Sunday, 31 July 2016

Blucher Battle of Frischbach

The Battle of Frischbach, Southern Germany 1809, a Battle between France and her Allies vs. Austria. A fictional battle using the Blucher rules.

July 24th I ran a game for my local gaming group, when i designed it I was expecting 4 players, I decided to use the coalition rules and each player would run an army (so of course 6 players showed up). Which required I do a bit of off the cuff adjustments, which mostly worked out well. This game saw the first official use of my DIY battle mat.

Rather than spend a lot of time thinking of army lists, I used my force cards and drew two 200 points Austrian armies and two 250 point French armies. I ended up actually having more than enough painted units to do it (I had to proxy some French ally units though with actual French units) for a total of 37 French & Allied units and 33 Austrian units. Each army was 2 corps. Due to the cards I used to create the armies both sides were very short on cavalry 6 a side and while the Austrians had more guns than the French, they opted to attach most of them to infantry units (as they were defending), they only had 1 massed horse battery, whereas the French had 4 massed foot batteries.

I used the Scharnhorst maps to choose a battle area, a couple of die rolls saw me using the South Germany maps with the battle centred around D3/E3. I added a road and village in D4.

The scenario was the Austrians were defending and if the French didn't break their army morale or capture both objectives the Austrians would win.

This was only the second game in which I used my Concealing boxes to show units in reserve, see Blind box Tutorial for additional info on them.
Setup locations French on the Right, under the Blue boxes, consider that one red box a blue box.

The Austrians deployed 3 of their 4 corps behind the stream, not realising they couldn't use their reserve move and cross over the stream. (I guess I didn't explain it well enough)

Opening moves, the French send forward almost 2 entire corps against the lone Austrian corps.

The IV French corps, (which is mostly made of the allied units) moves to the stream and threatens to cross. The last French corps (the III) stays in reserve .

The Austrians realising how exposed they are on their Left try to race their III Armee Korps to help.

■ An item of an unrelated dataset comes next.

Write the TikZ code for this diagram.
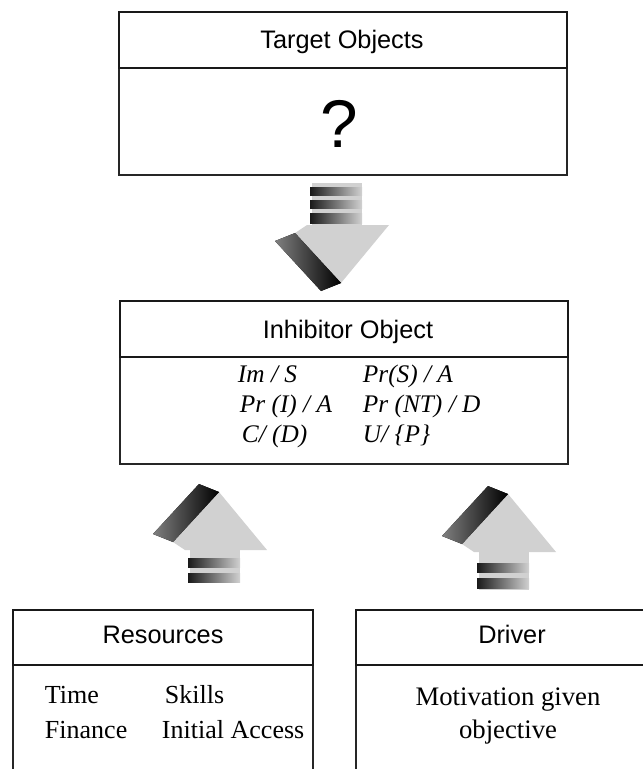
\documentclass[tikz,border=0pt]{standalone}
\usepackage{fontspec}
\setmainfont{Liberation Serif}
\newfontfamily\headfont{Liberation Sans}

\tikzset{
  boxline/.style={draw=black!85, line width=1.1pt},
  headline/.style={draw=black!90, line width=1.7pt},
  headtext/.style={font=\headfont\fontsize{18}{22}\selectfont, anchor=base},
  itemtext/.style={font=\fontsize{18.5}{22}\selectfont, anchor=base west},
  formula/.style={font=\itshape\fontsize{18}{22}\selectfont, anchor=base west},
  lightface/.style={fill=black!18},
  darkface/.style={left color=black!50, right color=black},
  plate/.style={left color=black!90, middle color=black!45, right color=black!18},
}

% block arrow: position, direction (1 down, -1 up), stem length, plates
\newcommand{\blockarrow}[4]{%
  \begin{scope}[shift={#1}, yscale=#2]
    \fill[lightface] (-25,0) rectangle (25,-#3);
    \foreach \a/\b in {#4} \fill[plate] (-27,-\a) rectangle (25,-\b);
    \fill[lightface] (4,58) -- (52,0) -- (-30,0) -- (-42,8) -- cycle;
    \fill[darkface] (4,58) -- (-16,66) -- (-62,16) -- (-42,8) -- cycle;
  \end{scope}}

\begin{document}
\begin{tikzpicture}[x=0.025cm, y=-0.025cm]
\useasboundingbox (0,0) rectangle (643,769);

% target objects
\draw[boxline] (119,68) rectangle (567,175);
\draw[headline] (119,12) rectangle (567,68);
\node[headtext] (target) at (342,48) {Target Objects};
\node[font=\headfont\fontsize{48}{50}\selectfont, anchor=base] (unknown) at (339,147) {?};

% inhibitor object
\draw[boxline] (120,357) rectangle (568,464);
\draw[headline] (120,301) rectangle (568,357);
\node[headtext] (inhibitor) at (348,338) {Inhibitor Object};
\node[formula] (im) at (233,382) {Im / S};
\node[formula] (prs) at (358,382) {Pr(S) / A};
\node[formula] (pri) at (235,412) {Pr (I) / A};
\node[formula] (prnt) at (358,412) {Pr (NT) / D};
\node[formula] (cd) at (237,442) {C/ (D)};
\node[formula] (up) at (358,442) {U/ \{P\}};

% resources
\draw[boxline] (13,665) -- (13,769);
\draw[boxline] (313,665) -- (313,769);
\draw[headline] (13,610) rectangle (313,665);
\node[headtext] (resources) at (163,643) {Resources};
\node[itemtext] (time) at (40,703) {Time};
\node[itemtext] (skills) at (160,703) {Skills};
\node[itemtext] (finance) at (40,738) {Finance};
\node[itemtext] (access) at (157,738) {Initial Access};

% driver
\draw[boxline] (356,665) -- (356,769);
\draw[headline] (643,610) -- (356,610) -- (356,665) -- (643,665);
\node[headtext] (driver) at (512,643) {Driver};
\node[font=\fontsize{19}{23}\selectfont, align=center] (motive) at (508,716) {Motivation given\\objective};

% arrows
\blockarrow{(337,225)}{1}{42}{2/12,17/25,30/38}
\blockarrow{(215,550)}{-1}{32}{8/17,23/32}
\blockarrow{(504,552)}{-1}{38}{11/20,26/36}
\end{tikzpicture}
\end{document}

a bit of skirmishing across the stream.

French reserves waiting for an opening.

Austrian I Armee Korps grimly holding on, the French II Corps prepares to assault the area around the village of Frischbach.

With the Austrians having little or no reserves uncommitted the French reserve launches it attack on the the Austrian center.

The fighting around Frischbach is very bloody

Fierce fighting on both sides of the stream near Frischbach.

The fighting around Frischbach dies down. The Austrians army on this side has broken and these French are beat up somewhat.

French reserves rupture the Austrian line in multiple places

The Austrian players concede the game after one wing is broken, the second Austrian wing was still in pretty good shape, but both French armies were still combat effective, albeit the I and II corps were brittle, and the French III corps had just punched 2 holes in the Austrian line

A great game and a good time had by all players. 8 Corps hammered away at each other for 5 hours and we reached an actual conclusion, as opposed to X would have probably lost.


  1. Good looking fight. May I say as an avid Blucher player The use of the boxes for units not yet activated is absolute genius. Did you make them or buy them . If you bought them can you indicate where from?

  2. This looks amazing! I don't play Napoleonics myself, but love the era.

    Not familiar with the Blucher rules, but all else notwithstanding, those boxes really are pure bloody genius!

  3. A great battle report and figures. You have to love the Blucher rules.

  4. Yes, please tell us where you got the boxes - great idea. Great looking game too : )

    1. Bish, I made the boxes out of Bristol AKA Poster board.

  5. Fantastic! Very nicely presented.